Exercise objective: Working from the top of the listing below, retype each line through the line containing "import seaborn as sns", both included, with no pictures.

Dataset excerpt:
###

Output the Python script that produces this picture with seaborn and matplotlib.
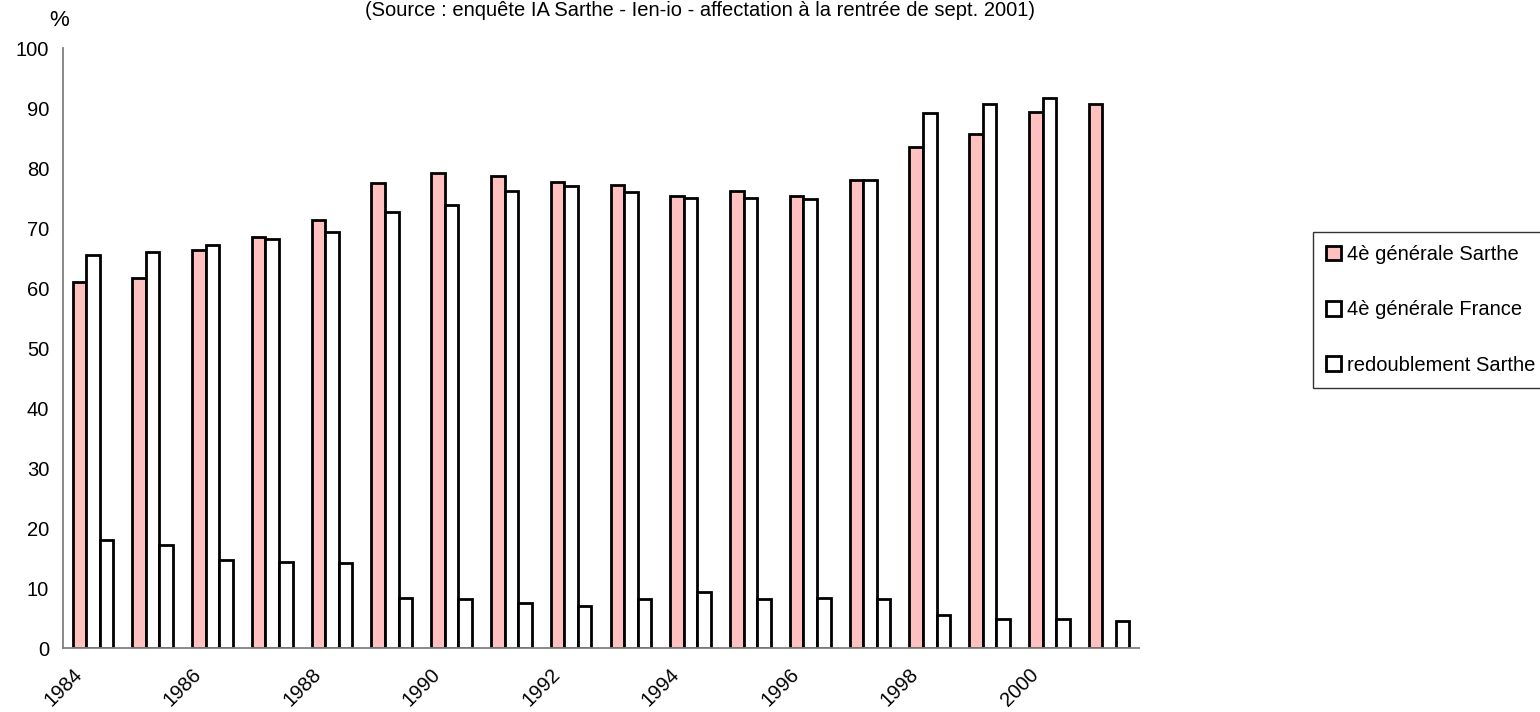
import numpy as np
import pandas as pd
import matplotlib
matplotlib.use('Agg')
import matplotlib.pyplot as plt
import matplotlib.transforms as mtransforms
import seaborn as sns

# Values
years = list(range(1984, 2002))
sarthe_4e = [61.0, 61.7, 66.4, 68.5, 71.3, 77.5, 79.1, 78.6, 77.7, 77.2,
             75.4, 76.2, 75.4, 78.0, 83.5, 85.7, 89.4, 90.7]
france_4e = [65.5, 66.0, 67.1, 68.1, 69.4, 72.6, 73.8, 76.2, 77.0, 76.0,
             75.0, 75.0, 74.9, 78.0, 89.1, 90.6, 91.7, np.nan]
redoublement = [18.0, 17.1, 14.6, 14.3, 14.1, 8.4, 8.2, 7.5, 7.0, 8.2,
                9.3, 8.2, 8.3, 8.2, 5.5, 4.8, 4.8, 4.5]
series_names = ['4è générale Sarthe', '4è générale France', 'redoublement Sarthe']
title_text = '(Source : enquête IA Sarthe - Ien-io - affectation à la rentrée de sept. 2001)'

df = pd.DataFrame({'annee': [str(y) for y in years],
                   series_names[0]: sarthe_4e,
                   series_names[1]: france_4e,
                   series_names[2]: redoublement})
df_long = df.melt(id_vars='annee', var_name='serie', value_name='pct')

sns.set_style('white')
plt.rcParams['font.family'] = ['Liberation Sans', 'DejaVu Sans']
plt.rcParams['text.color'] = 'black'
plt.rcParams['xtick.labelcolor'] = 'black'
plt.rcParams['ytick.labelcolor'] = 'black'

fig = plt.figure(figsize=(15.4, 7.12), dpi=100)
ax = fig.add_axes([63 / 1540, 1 - 648 / 712, (1139 - 63) / 1540, (648 - 48) / 712])

sns.barplot(data=df_long, x='annee', y='pct', hue='serie', hue_order=series_names,
            palette=['#FFC0C0', 'white', 'white'], saturation=1,
            edgecolor='black', linewidth=2.0,
            width=0.68, gap=0, errorbar=None, ax=ax)

ax.set_xlim(-0.5, len(years) - 0.5)
ax.set_ylim(0, 100)
ax.set_yticks(range(0, 101, 10))
ax.set_xlabel('')
ax.set_ylabel('')

# axes look: only left/bottom grey spines
for side in ['top', 'right']:
    ax.spines[side].set_visible(False)
for side in ['left', 'bottom']:
    ax.spines[side].set_color('#808080')
    ax.spines[side].set_linewidth(1.3)

# labels every other year, tick marks between categories
even_idx = [i for i, y in enumerate(years) if y % 2 == 0]
ax.set_xticks(even_idx)
ax.set_xticklabels([str(years[i]) for i in even_idx], rotation=45,
                   ha='right', va='center', rotation_mode='anchor')
ax.set_xticks(np.arange(-0.5, len(years), 1), minor=True)
ax.tick_params(axis='x', which='major', length=0, pad=17, labelsize=14.5)
ax.tick_params(axis='x', which='minor', length=12, width=1, color='#808080', direction='inout')
ax.tick_params(axis='y', which='major', length=6, width=1, color='#808080', labelsize=14.5, pad=4)
offset = mtransforms.ScaledTranslation(-14 / 100, 0, fig.dpi_scale_trans)
for lbl in ax.get_xticklabels():
    lbl.set_transform(lbl.get_transform() + offset)

handles, labels = ax.get_legend_handles_labels()
ax.legend(handles, labels, loc='upper left', bbox_to_anchor=(1313 / 1540, 1 - 232 / 712),
          bbox_transform=fig.transFigure, frameon=True, fancybox=False, edgecolor='black',
          fontsize=14.5, labelspacing=1.8, handlelength=0.75, handleheight=0.75,
          handletextpad=0.3, borderpad=0.65, borderaxespad=0)
ax.get_legend().get_frame().set_linewidth(1.0)

fig.text(59 / 1540, 1 - 20 / 712, '%', fontsize=16, ha='center', va='center')
fig.text(700 / 1540, 1 - 11 / 712, title_text, fontsize=14.5, ha='center', va='center')

fig.savefig('out.png', dpi=100)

###

Task answer:
Output the Python script that produces this picture with seaborn and matplotlib.
import numpy as np
import pandas as pd
import matplotlib
matplotlib.use('Agg')
import matplotlib.pyplot as plt
import matplotlib.transforms as mtransforms
import seaborn as sns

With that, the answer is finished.